2004 OPEN FORUM Abstracts


by Shyan Sun, MD, Robert Tero, RRT, Saint Barnabas Medical Center, Livingston, N J.

Purpose: To determine the safety and efficacy of the Vapotherm™2000i high flow nasal cannula in the neonatal population. Method: Data was collected on neonates while being treated with the Vapotherm system. Neonates with respiratory compromise, apnea of prematurity, and premature lungs were treated using supplemental oxygen and high humidity by water vapor. Vapotherm was used either as a primary treatment for mild to moderate cases of respiratory distress syndrome in lieu of traditional nasal CPAP or as a post mechanical ventilation (post-extubation) treatment in place of nasal CPAP. Results: We treated and recorded data on 109 neonates during 2002 and 2003. Total days of treatment are 2070 days or 5.7 years of therapy time equivalents. Patient weights are:

Weight grams Number of Neonates
< 500 3
501 - 750 32
751 - 1000 27
1001 - 1250 20
1251 - 1500 10
> 1500 17
Total 109

Average individual patient time on Vapotherm in 2002 is 30 days ± 13 and 2003 is 18 ± 15 days.
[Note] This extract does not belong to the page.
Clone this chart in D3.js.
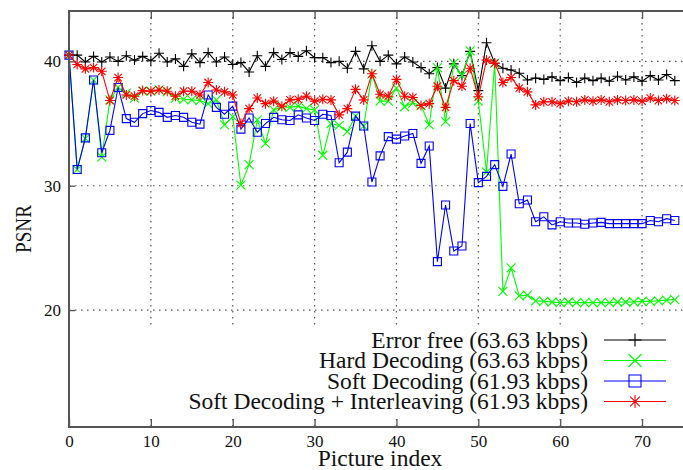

During treatment there were no evidence of barotrauma, CPAP belly, or nosocomial infection. There were three deaths not associated with respiratory complications rather due to sepsis and multiple organ failure onsets from birth. There was no nasal trauma noted and flow rates ranged from 2 – 8 lpm. Diameter of the nasal cannula is 2 mm. No nasal mucus plugging was noted. Discussion: High flow nasal cannula via the Vapotherm delivering supplement breathing gas is a safe adjunct to the respiratory support of the pre-term infant. Gas is delivered at BTPS in the form of water vapor which is at equilibrium with the lung in water content (44 mg/L) and partial pressure (47 mmHg). The small NC allows for an open flow system unlike nasal CPAP reducing the risk of iatrogenic injury to the patient. Conclusion: These results indicate that Vapotherm is a safe and effective adjunct to support infants with respiratory compromise.

“Partial funding was provided by Vapotherm for this study”.